Digo isso porque, não raro, ao navegar pela internet, deparo com depoimentos, muitos dos quais escritos por gente culta e bem articulada, contendo diagnósticos demolidores sobre pessoas, apenas porque estas se vestem de determinada maneira ou porque defendem um ponto de vista diferente sobre determinado tema, em geral, um tema banal. Julgam a pessoa pela aparência, sem se preocupar em saber como ela é realmente, sem pensar que aquela pessoa que, à primeira vista, parece tão deplorável, poderia se tornar um grande amigo. A internet está repleta de comentários raivosos e arrogantes que desqualificam gratuitamente fulano ou beltrano porque ele é um "mauricinho" (?), ou tem um gosto literário duvidoso, ou votou no candidato tal ou porque "gosta de aparecer", e por aí vai. A lista de impropérios é infinita. Não entendo o que motiva esses ataques. Inveja? Ressentimento por saber que suas opiniões não serão acolhidas de forma unânime e que sempre haverá a possibilidade de vozes consistentes virem contestá-las? Uma ânsia de impor a própria maneira de ser e de pensar, disfarçando, assim, uma íntima e incômoda sensação de insegurança e menos-valia? Um apego demasiadamente romântico e irracional a certos ideais, estilos de vida ou preferências estéticas e culturais, a ponto de enxergar em alguém que pense ou aja de outra maneira, um inimigo?

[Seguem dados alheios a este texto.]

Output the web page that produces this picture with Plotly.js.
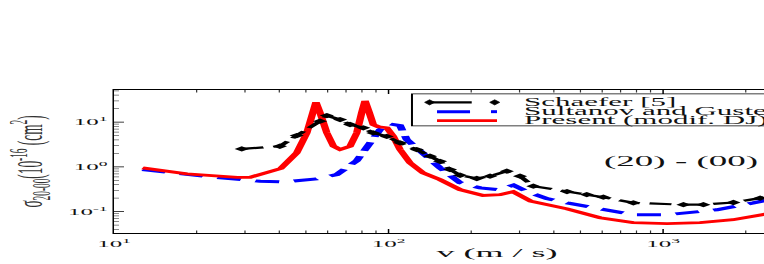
<!DOCTYPE html>
<html>
<head>
<meta charset="utf-8">
<script src="https://cdn.plot.ly/plotly-3.0.1.min.js"></script>
<style>
  html, body { margin:0; padding:0; overflow:hidden; width:764px; height:264px; background:#fff; }
  #wrap { width:900px; height:714px; transform: scale(1, 0.37); transform-origin: 0 0; }
</style>
</head>
<body>
<div id="wrap"><div id="chart"></div></div>
<script>
// ---- data ----
const schaeferV   = [29.2, 40.2, 46.3, 56.3, 59.6, 66.6, 72.4, 80.9, 88.0, 98.5, 110.1, 126.7, 141.6, 154, 167.5, 182.2, 209.6, 234.3, 269.6, 301.3, 336.9, 446.6, 527.2, 606, 779.5, 1186, 1402, 1803, 2256, 2901];
const schaeferSig = [2.52, 2.89, 5.0, 10.5, 14.0, 11.4, 8.85, 7.45, 5.75, 4.8, 3.44, 2.44, 1.73, 1.33, 0.87, 0.65, 0.55, 0.62, 0.80, 0.62, 0.37, 0.28, 0.24, 0.21, 0.157, 0.143, 0.143, 0.16, 0.20, 0.25];

const sultanovV   = [12.7, 23.0, 34.0, 41.4, 54.7, 64.7, 76.6, 85.6, 93.1, 101.3, 110.1, 116.5, 133.9, 154, 182.2, 215.4, 251.4, 284.9, 318.7, 377, 447, 589, 779.5, 1031, 1220, 1569, 2133, 2901];
const sultanovSig = [0.87, 0.585, 0.476, 0.46, 0.54, 0.67, 1.38, 3.44, 6.8, 9.1, 8.4, 4.08, 1.88, 0.95, 0.44, 0.34, 0.31, 0.39, 0.28, 0.196, 0.157, 0.115, 0.085, 0.085, 0.094, 0.11, 0.157, 0.23];

const presentV   = [12.7, 18.4, 28.1, 31.3, 40.5, 46.3, 50.4, 52.5, 54.4, 56.3, 59.6, 63.0, 66.6, 72.4, 76.6, 79.8, 82.1, 85.1, 88.0, 91.8, 98.5, 104.1, 110.1, 119.7, 133.8, 154, 182.2, 220.9, 254.7, 284, 330, 447, 589, 777, 1034, 1365, 1798, 2312, 2901];
const presentSig = [0.95, 0.70, 0.58, 0.585, 0.92, 2.06, 5.75, 16.2, 28, 16.2, 5.75, 2.9, 2.44, 2.9, 5.75, 16.2, 30, 16.2, 8.8, 7.9, 7.5, 4.8, 2.44, 1.23, 0.73, 0.52, 0.31, 0.23, 0.24, 0.28, 0.17, 0.115, 0.073, 0.057, 0.054, 0.057, 0.066, 0.086, 0.11];

const seriesNames = ['Schaefer [5]', 'Sultanov and Guster [6]', 'Present (modif. DJ)'];
const xTickVals = [10, 100, 1000];
const xTickText = ['10<sup>1</sup>', '10<sup>2</sup>', '10<sup>3</sup>'];
const yTickVals = [0.1, 1, 10];
const yTickText = ['10<sup>-1</sup>', '10<sup>0</sup>', '10<sup>1</sup>'];
const transitionLabel = '(20) - (00)';

// minor ticks 2..9 in each decade
function minorTicks(decades) {
  const out = [];
  decades.forEach(d => { for (let k = 2; k <= 9; k++) out.push(k * d); });
  return out;
}
const xMinor = minorTicks([10, 100, 1000]);
const yMinor = minorTicks([0.01, 0.1, 1, 10]);

const FONT = 'Liberation Serif, Times New Roman, serif';

const traces = [
  { x: sultanovV, y: sultanovSig, mode: 'lines', name: seriesNames[1],
    line: { color: '#0000ff', width: 8, dash: '24px,15px' } },
  { x: presentV, y: presentSig, mode: 'lines', name: seriesNames[2],
    line: { color: '#ff0000', width: 7.5 } },
  { x: schaeferV, y: schaeferSig, mode: 'lines+markers', name: seriesNames[0],
    line: { color: '#000000', width: 6, dash: '22px,10px' },
    marker: { symbol: 'diamond', size: 11, color: '#000000' } }
];

// legend geometry (paper coordinates)
const LX0 = 0.389, LX1 = 0.985, LY0 = 0.748, LY1 = 0.972;
const rowY = [0.913, 0.848, 0.786];
const textX = 0.5326;
function diamond(cx, cy) {
  const hw = 0.0065, hh = 0.018;
  return `M ${cx - hw} ${cy} L ${cx} ${cy + hh} L ${cx + hw} ${cy} L ${cx} ${cy - hh} Z`;
}
const shapes = [
  { type: 'rect', xref: 'paper', yref: 'paper', x0: LX0, x1: LX1, y0: LY0, y1: LY1,
    line: { color: '#000', width: 2 }, fillcolor: '#fff', layer: 'above' },
  { type: 'line', xref: 'paper', yref: 'paper', x0: 0.412, x1: 0.467, y0: rowY[0], y1: rowY[0],
    line: { color: '#000', width: 6 } },
  { type: 'path', xref: 'paper', yref: 'paper', path: diamond(0.412, rowY[0]), fillcolor: '#000', line: { color: '#000', width: 1 } },
  { type: 'path', xref: 'paper', yref: 'paper', path: diamond(0.497, rowY[0]), fillcolor: '#000', line: { color: '#000', width: 1 } },
  { type: 'line', xref: 'paper', yref: 'paper', x0: 0.4217, x1: 0.4648, y0: rowY[1], y1: rowY[1],
    line: { color: '#0000ff', width: 8 } },
  { type: 'line', xref: 'paper', yref: 'paper', x0: 0.4922, x1: 0.5, y0: rowY[1], y1: rowY[1],
    line: { color: '#0000ff', width: 8 } },
  { type: 'line', xref: 'paper', yref: 'paper', x0: 0.4217, x1: 0.5, y0: rowY[2], y1: rowY[2],
    line: { color: '#ff0000', width: 7.5 } }
];

const annotations = seriesNames.map((t, i) => ({
  xref: 'paper', yref: 'paper', x: textX, y: rowY[i], xanchor: 'left', yanchor: 'middle',
  text: t, showarrow: false, font: { family: FONT, size: 31, color: '#111' }
}));
annotations.push({
  xref: 'paper', yref: 'paper', x: 0.637, y: 0.497, xanchor: 'left', yanchor: 'middle',
  text: transitionLabel, showarrow: false, font: { family: FONT, size: 37, color: '#111' }
});

const layout = {
  width: 900, height: 714,
  margin: { l: 114, r: 20, t: 243, b: 84 },
  paper_bgcolor: '#fff', plot_bgcolor: '#fff',
  showlegend: false,
  font: { family: FONT, color: '#111' },
  xaxis: {
    type: 'log', range: [1, 3.79],
    tickmode: 'array', tickvals: xTickVals, ticktext: xTickText,
    ticks: 'inside', ticklen: 11, tickwidth: 1.5, tickcolor: '#000',
    showline: true, linecolor: '#000', linewidth: 2.5, mirror: 'ticks',
    showgrid: false, zeroline: false,
    tickfont: { family: FONT, size: 25, color: '#111' },
    ticklabelstandoff: 4,
    minor: { tickmode: 'array', tickvals: xMinor, ticks: 'inside', ticklen: 7, tickwidth: 1.2, tickcolor: '#333', showgrid: false },
    title: { text: 'v (m / s)', font: { family: FONT, size: 36, color: '#111' }, standoff: 0 },
    automargin: false
  },
  yaxis: {
    type: 'log', range: [-1.48, 1.72],
    tickmode: 'array', tickvals: yTickVals, ticktext: yTickText,
    ticks: 'inside', ticklen: 10, tickwidth: 2.5, tickcolor: '#000',
    showline: true, linecolor: '#000', linewidth: 1.5, mirror: 'ticks',
    showgrid: false, zeroline: false,
    tickfont: { family: FONT, size: 25, color: '#111' },
    minor: { tickmode: 'array', tickvals: yMinor, ticks: 'inside', ticklen: 5, tickwidth: 2, tickcolor: '#666', showgrid: false },
    title: { text: 'σ<sub>20-00</sub>(10<sup>-16</sup> (cm<sup>2</sup>)', font: { family: FONT, size: 36, color: '#333' }, standoff: 14 },
    automargin: false
  },
  shapes: shapes,
  annotations: annotations
};

Plotly.newPlot('chart', traces, layout, { displayModeBar: false, staticPlot: true });
</script>
</body>
</html>
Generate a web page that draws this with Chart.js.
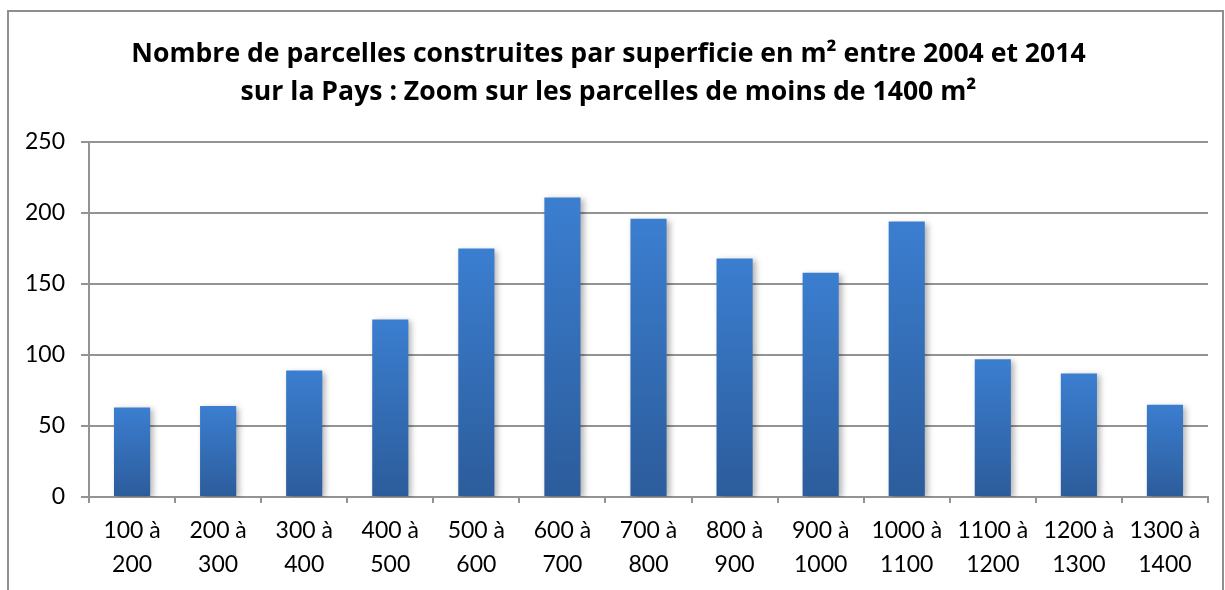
<!DOCTYPE html>
<html>
<head>
<meta charset="utf-8">
<script src="https://cdn.jsdelivr.net/npm/chart.js@4"></script>
<style>
  html, body { margin: 0; padding: 0; background: #fff; overflow: hidden; }
  #frame {
    position: absolute; left: 7px; top: 10px;
    width: 1213px; height: 600px;
    border: 2px solid #8f8f8f; border-bottom: none;
  }
</style>
</head>
<body>
<div id="frame"><canvas id="myChart" width="1213" height="600"></canvas></div>
<script>
const tranches = [
  ["100 à", "200"], ["200 à", "300"], ["300 à", "400"], ["400 à", "500"],
  ["500 à", "600"], ["600 à", "700"], ["700 à", "800"], ["800 à", "900"],
  ["900 à", "1000"], ["1000 à", "1100"], ["1100 à", "1200"], ["1200 à", "1300"],
  ["1300 à", "1400"]
];
const parcelles = [63, 64, 89, 125, 175, 211, 196, 168, 158, 194, 97, 87, 65];
const titre = [
  "Nombre de parcelles construites par superficie en m² entre 2004 et 2014",
  "sur la Pays : Zoom sur les parcelles de moins de 1400 m²"
];

const grille = "#939393";

// degradé vertical propre à chaque barre
function barGradient(context) {
  const chart = context.chart;
  const y = chart.scales.y;
  if (!chart.chartArea || !y || context.dataIndex === undefined) return "#3a7bcc";
  const top = y.getPixelForValue(parcelles[context.dataIndex]);
  const bottom = y.getPixelForValue(0);
  if (!isFinite(top) || !isFinite(bottom) || top === bottom) return "#3a7bcc";
  const g = chart.ctx.createLinearGradient(0, top, 0, bottom);
  g.addColorStop(0, "#3b7ed0");
  g.addColorStop(1, "#2c5c9b");
  return g;
}

// ombre portée légère sous les barres
const ombre = {
  id: "ombre",
  beforeDatasetsDraw(chart) {
    const ctx = chart.ctx;
    ctx.save();
    ctx.shadowColor = "rgba(0,0,0,0.3)";
    ctx.shadowBlur = 6;
    ctx.shadowOffsetX = 3;
    ctx.shadowOffsetY = 2;
  },
  afterDatasetsDraw(chart) {
    chart.ctx.restore();
  }
};

const myChart = document.getElementById("myChart");
new Chart(myChart, {
  type: "bar",
  data: {
    labels: tranches,
    datasets: [{
      label: "Parcelles",
      data: parcelles,
      backgroundColor: barGradient,
      categoryPercentage: 1,
      barPercentage: 0.42
    }]
  },
  options: {
    responsive: false,
    animation: false,
    layout: { padding: { left: 0, right: 14, top: 23, bottom: 19 } },
    plugins: {
      legend: { display: false },
      tooltip: { enabled: false },
      title: {
        display: true,
        text: titre,
        color: "#000",
        font: { family: "Open Sans", size: 26.6, weight: "bold", lineHeight: 1.43 },
        padding: { top: 0, bottom: 31 }
      }
    },
    scales: {
      y: {
        min: 0,
        max: 250,
        ticks: {
          stepSize: 50,
          color: "#000",
          padding: 16,
          font: { family: "Lato", size: 23 }
        },
        grid: { color: grille, lineWidth: 2, tickLength: 8 },
        border: { color: grille, width: 2 }
      },
      x: {
        ticks: {
          color: "#000",
          padding: 11,
          maxRotation: 0,
          autoSkip: false,
          font: { family: "Lato", size: 23, lineHeight: 1.48 }
        },
        grid: { drawOnChartArea: false, color: grille, lineWidth: 2, tickLength: 6 },
        border: { color: grille, width: 2 }
      }
    }
  },
  plugins: [ombre]
});
</script>
</body>
</html>
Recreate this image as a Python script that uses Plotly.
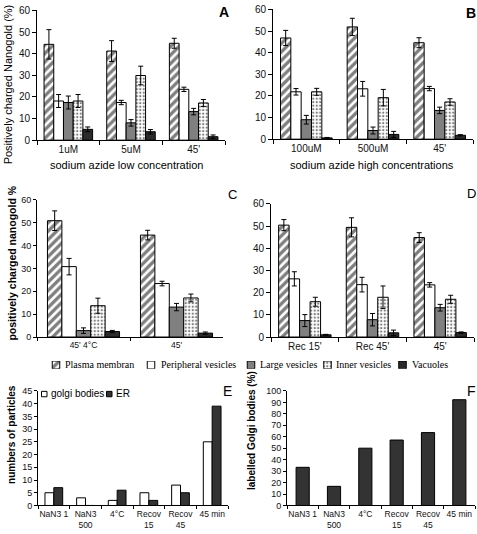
import plotly.graph_objects as go

W, H = 477, 534
def xp(px): return px / W
def yp(py): return 1 - py / H

# ---------------- data ----------------
series_names = ["Plasma membrane", "Peripheral vesicles", "Large vesicles", "Inner vesicles", "Vacuoles"]

cats_A = ["1uM", "5uM", "45'"]
plasma_A = [44.3, 41.2, 44.8];      plasma_A_err = [6.8, 4.8, 2.3]
peripheral_A = [18.1, 17.4, 23.5];  peripheral_A_err = [3.0, 1.0, 1.0]
large_A = [17.4, 8.0, 13.2];        large_A_err = [3.0, 1.5, 1.5]
inner_A = [18.1, 29.9, 17.2];       inner_A_err = [3.0, 4.3, 1.6]
vacuoles_A = [5.0, 3.9, 1.6];       vacuoles_A_err = [1.1, 1.0, 0.8]

cats_B = ["100uM", "500uM", "45'"]
plasma_B = [46.8, 51.9, 44.6];      plasma_B_err = [3.5, 4.0, 2.3]
peripheral_B = [21.9, 23.3, 23.4];  peripheral_B_err = [1.5, 3.4, 1.0]
large_B = [9.0, 4.0, 13.3];         large_B_err = [2.0, 1.6, 1.5]
inner_B = [21.9, 19.2, 17.2];       inner_B_err = [1.6, 3.8, 1.5]
vacuoles_B = [0.6, 2.2, 1.8];       vacuoles_B_err = [0.2, 1.4, 0.3]

cats_C = ["45' 4°C", "45'"]
plasma_C = [50.9, 44.6];            plasma_C_err = [4.3, 2.1]
peripheral_C = [30.8, 23.4];        peripheral_C_err = [3.6, 1.0]
large_C = [2.8, 13.1];              large_C_err = [1.2, 1.6]
inner_C = [13.7, 17.1];             inner_C_err = [3.3, 1.7]
vacuoles_C = [2.4, 1.7];            vacuoles_C_err = [0.5, 0.5]

cats_D = ["Rec 15'", "Rec 45'", "45'"]
plasma_D = [50.4, 49.4, 44.8];      plasma_D_err = [2.5, 4.3, 2.2]
peripheral_D = [26.2, 23.6, 23.5];  peripheral_D_err = [3.2, 3.3, 1.0]
large_D = [7.4, 7.8, 13.2];         large_D_err = [2.7, 2.8, 1.5]
inner_D = [15.9, 17.9, 17.0];       inner_D_err = [2.0, 5.1, 1.8]
vacuoles_D = [1.0, 1.9, 2.0];       vacuoles_D_err = [0.2, 1.2, 0.3]

cats_EF = ["NaN3 1", "NaN3<br>500", "4°C", "Recov<br>15", "Recov<br>45", "45 min"]
golgi_E = [5, 3, 2, 5, 8, 25]
er_E = [7, 0, 6, 2, 5, 39]
labelled_F = [33.3, 16.7, 50.0, 57.1, 63.6, 92.3]

# ---------------- styles ----------------
FONT = "Liberation Sans, Arial, sans-serif"
styles = [
    dict(color="white", pattern=dict(shape="/", fgcolor="black", bgcolor="white", size=6, solidity=0.55)),
    dict(color="white"),
    dict(color="#808080"),
    dict(color="white", pattern=dict(shape=".", fgcolor="black", bgcolor="white", size=3.5, solidity=0.35)),
    dict(color="#2b2b2b"),
]

fig = go.Figure()
layout = {}

def add_axes(n, xdom, ydom, ncat, yrange, dtick, xfont=10, yfont=10, ticklen=4, xticklen=None):
    xa = "xaxis" if n == 1 else f"xaxis{n}"
    ya = "yaxis" if n == 1 else f"yaxis{n}"
    xr = "x" if n == 1 else f"x{n}"
    yr = "y" if n == 1 else f"y{n}"
    layout[xa] = dict(domain=xdom, anchor=yr, type="category", range=[-0.5, ncat - 0.5],
                      showline=True, linecolor="black", linewidth=1, ticks="outside",
                      tickson="boundaries", ticklen=xticklen if xticklen is not None else ticklen,
                      tickcolor="black", showgrid=False, zeroline=False, tickangle=0,
                      tickfont=dict(family=FONT, size=xfont, color="#111"))
    layout[ya] = dict(domain=ydom, anchor=xr, range=yrange, dtick=dtick,
                      showline=True, linecolor="black", linewidth=1, ticks="outside",
                      ticklen=ticklen, tickcolor="black", showgrid=False, zeroline=False,
                      tickfont=dict(family=FONT, size=yfont, color="#111"))
    return xr, yr

grouped = [
    (1, cats_A, [plasma_A, peripheral_A, large_A, inner_A, vacuoles_A],
     [plasma_A_err, peripheral_A_err, large_A_err, inner_A_err, vacuoles_A_err],
     [xp(37), xp(225)], [yp(138), yp(5.5)], 10, 10, 4),
    (2, cats_B, [plasma_B, peripheral_B, large_B, inner_B, vacuoles_B],
     [plasma_B_err, peripheral_B_err, large_B_err, inner_B_err, vacuoles_B_err],
     [xp(273), xp(473)], [yp(137), yp(4.5)], 10, 10, 4),
    (3, cats_C, [plasma_C, peripheral_C, large_C, inner_C, vacuoles_C],
     [plasma_C_err, peripheral_C_err, large_C_err, inner_C_err, vacuoles_C_err],
     [xp(37), xp(223)], [yp(339), yp(199)], 8.5, 9, 3),
    (4, cats_D, [plasma_D, peripheral_D, large_D, inner_D, vacuoles_D],
     [plasma_D_err, peripheral_D_err, large_D_err, inner_D_err, vacuoles_D_err],
     [xp(271), xp(474)], [yp(339), yp(203)], 10, 10, 4),
]

w = 0.155
for n, cats, vals, errs, xdom, ydom, xf, yf, tl in grouped:
    xr, yr = add_axes(n, xdom, ydom, len(cats), [0, 60], 10, xf, yf, tl)
    for i in range(5):
        fig.add_trace(go.Bar(
            x=cats, y=vals[i], xaxis=xr, yaxis=yr, name=series_names[i], showlegend=False,
            width=w, offset=-2.5 * w + i * w,
            marker=dict(**styles[i], line=dict(color="black", width=1)),
            error_y=dict(type="data", array=errs[i], color="black", thickness=1, width=2.5),
        ))

# Panel E
xr, yr = add_axes(5, [xp(38), xp(228)], [yp(511), yp(394)], 6, [0, 45], 5, 8.5, 9, 3, 3)
wE = 0.28
fig.add_trace(go.Bar(x=cats_EF, y=golgi_E, xaxis=xr, yaxis=yr, name="golgi bodies", showlegend=False,
                     width=wE, offset=-wE, marker=dict(color="white", line=dict(color="black", width=1))))
fig.add_trace(go.Bar(x=cats_EF, y=er_E, xaxis=xr, yaxis=yr, name="ER", showlegend=False,
                     width=wE, offset=0, marker=dict(color="#333333", line=dict(color="black", width=1))))

# Panel F
xr, yr = add_axes(6, [xp(287), xp(475)], [yp(511), yp(394)], 6, [0, 100], 10, 8.5, 9, 3, 3)
wF = 0.42
fig.add_trace(go.Bar(x=cats_EF, y=labelled_F, xaxis=xr, yaxis=yr, name="labelled Golgi bodies", showlegend=False,
                     width=wF, marker=dict(color="#333333", line=dict(color="black", width=1))))

# Legend row (swatches drawn on a hidden helper axis so the fill patterns show)
legend_labels = ["Plasma membran", "Peripheral vesicles", "Large vesicles", "Inner vesicles", "Vacuoles"]
legend_swatch_px = [56, 151, 251, 327.5, 402.5]
legend_text_px = [63, 159, 258, 334, 410]
layout["xaxis7"] = dict(domain=[0, 1], range=[0, W], visible=False, anchor="y7")
layout["yaxis7"] = dict(domain=[yp(371.5), yp(363.5)], range=[0, 1], visible=False, anchor="x7")
for i in range(5):
    fig.add_trace(go.Bar(x=[legend_swatch_px[i]], y=[1], width=7.5, xaxis="x7", yaxis="y7",
                         showlegend=False, hoverinfo="skip",
                         marker=dict(**styles[i], line=dict(color="black", width=1))))

annotations = []
def ann(text, x, y, size, bold=False, angle=0, xanchor="center", family=FONT, color="black"):
    annotations.append(dict(text=f"<b>{text}</b>" if bold else text, x=xp(x), y=yp(y),
                            xref="paper", yref="paper", showarrow=False, textangle=angle,
                            xanchor=xanchor, yanchor="middle",
                            font=dict(family=family, size=size, color=color)))

for i in range(5):
    ann(legend_labels[i], legend_text_px[i], 367.5, 10, xanchor="left",
        family="Liberation Serif, Times New Roman, serif")

# panel letters
ann("A", 224, 7, 14, bold=True)
ann("B", 471, 8, 14, bold=True)
ann("C", 232, 193, 13)
ann("D", 471, 192, 13)
ann("E", 227, 394, 14)
ann("F", 471, 394, 14)

# axis titles
ann("Positively charged Nanogold (%)", 8, 81, 11, angle=-90)
ann("sodium azide low concentration", 126, 163, 11)
ann("sodium azide high concentrations", 372, 163, 11)
ann("positively charged nanogold %", 12, 264, 10.5, bold=True, angle=-90)
ann("numbers of particles", 12, 439, 10, bold=True, angle=-90)
ann("labelled Golgi bodies (%)", 251, 434, 10, bold=True, angle=-90)

# E legend
ann("golgi bodies", 49, 397, 10, xanchor="left")
ann("ER", 114, 397, 10, xanchor="left")
shapes = [
    dict(type="rect", xref="paper", yref="paper", x0=xp(41.5), x1=xp(47), y0=yp(400), y1=yp(394.5),
         fillcolor="white", line=dict(color="black", width=1)),
    dict(type="rect", xref="paper", yref="paper", x0=xp(106.5), x1=xp(112), y0=yp(400), y1=yp(394.5),
         fillcolor="#333333", line=dict(color="black", width=1)),
]

fig.update_layout(
    width=W, height=H, margin=dict(l=0, r=0, t=0, b=0),
    paper_bgcolor="white", plot_bgcolor="white",
    barmode="overlay", showlegend=False,
    annotations=annotations, shapes=shapes,
    font=dict(family=FONT, color="black"),
    **layout,
)

fig.write_html("out.html", config={"displayModeBar": False},
               post_script="document.body.style.margin='0';document.body.style.overflow='hidden';")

Já ouvi de pessoas que adoram se definir como modernas e despidas de preconceitos, declarações pretensamente libertárias que, no fundo, revelavam uma altíssima voltagem de intolerância, quase beirando o ódio. Da mesma maneira, tive a satisfação de presenciar inúmeras vezes a aproximação de pessoas que, a princípio se estranhavam e que acabaram se tornando grandes amigos. Nesse ponto, eu rezo pela cartilha de Jorge Amado, que foi, durante décadas, grande amigo de Adonias Filho, embora ambos os escritores tivessem sérias divergências ideológicas. Homem de esquerda, Jorge Amado afirmava, com orgulho, que Adonias Filho, que fora integralista e apoiara o golpe militar de 1964, não era seu inimigo e, sim, um adversário no campo das idéias políticas. Um depoimento desses é uma verdadeira lição de vida, que nunca se esquece. É desse grau de amadurecimento que as pessoas andam precisando. Seja na vida real ou na virtual, uma vez que ambas se complementam.

Entretanto, apesar da minha crescente decepção com o ser humano, reforçada por todos esses anos de convívio com a internet, tenho esperanças de que as coisas podem sempre melhorar. Ainda porque existem no mundo ilhas de civilidade, sabedoria, caráter e inteligência e graças a elas o mundo terá sempre um lastro que ajudará a atenuar a acelerada rota de decadência na qual nos encontramos. Já aos intolerantes de carteirinha, vai uma dica amiga: procurem conhecer melhor as pessoas antes de fazer mau juízo delas. Comunistas e capitalistas, mauricinhos e descolados, apreciadores de funk e de ópera, ateus e religiosos, conservadores e libertários, leitores de Harry Potter e de Ulisses, todos podem se tornar amigos ou, ao menos, conviver de forma agradável e civilizada, desde que entendam que uma das poucas certezas do mundo é a sua diversidade. A multiplicidade é uma das maiores riquezas da humanidade e o convívio com pessoas diferentes é uma chance preciosa de alargar a nossa percepção sobre a realidade e descobrir que, no fim das contas, as coisas realmente importantes são poucas e triviais. E que é perda total de tempo e de energia alimentar animosidades e preconceitos inúteis, enquanto a vida pode ser muito generosa e, sobretudo, simples.